Solicitor-General of Singapore
- In office 10 April 2008 – 31 January 2014
- Appointed by: S. R. Nathan
- Preceded by: Walter Woon

Acting Attorney-General of Singapore
- In office 11 April 2010 – 30 September 2010
- Appointed by: S. R. Nathan
- Preceded by: Walter Woon
- Succeeded by: Sundaresh Menon

Personal details
- Born: Han Juat Jong 1959 or 1960 (age 65–66)
- Alma mater: University College London (BS) National University of Singapore (LLB) Harvard University (LLM)

Chinese name
- Traditional Chinese: 韓月榕
- Simplified Chinese: 韩月榕
- Hanyu Pinyin: Hán Yuèróng

= Koh Juat Jong =

Solicitor-General of Singapore

Koh Juat Jong (韩月榕; born 1959 or 1960) is a Singaporean judge who served as Solicitor-General of Singapore between 2008 and 2014.

==Early life==
Koh attended CHIJ Saint Nicholas Girls' School and National Junior College, and was named a President's Scholar in 1978. She graduated with a Bachelor of Science in economics and statistics from University College London in 1981. She then joined the Administrative Service.
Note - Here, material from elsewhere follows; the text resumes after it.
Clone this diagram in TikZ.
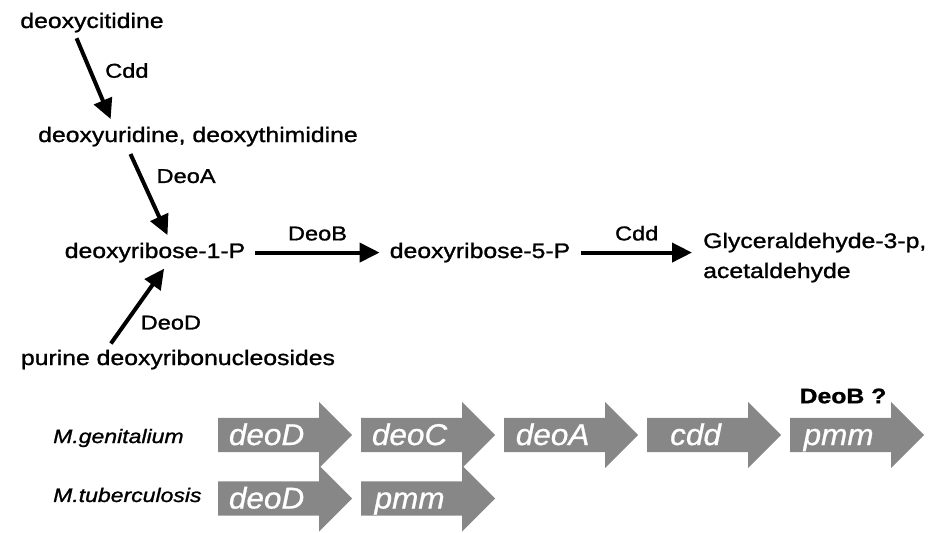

She obtained her Bachelor of Laws from the National University of Singapore Faculty of Law in 1988 and her Master of Laws from Harvard Law School in 1989.

==Career==
Between 1981 and 1986, Koh joined the Administrative Service and served in the Ministry of Finance dealing with tax policies and personnel policies.

Koh joined the Attorney-General's Chambers as a State Counsel before being posted to the Supreme Court as a Senior Assistant Registrar. In 1995, she was appointed a District Judge and subsequently became the Principal District Judge, Family and Juvenile Justice Division. In 2003, she became Registrar of the Supreme Court; five years later, she was appointed the first female Solicitor-General in 2008. She was Acting Attorney-General for five months in 2010 during a leadership transition.

Koh was awarded the Public Administration Medal (Gold) during the National Day Awards in 2005 and the Public Administration Medal (Gold) (Bar) during the National Day Awards in 2011. She retired from her appointment of Solicitor General on 31 Jan 2014.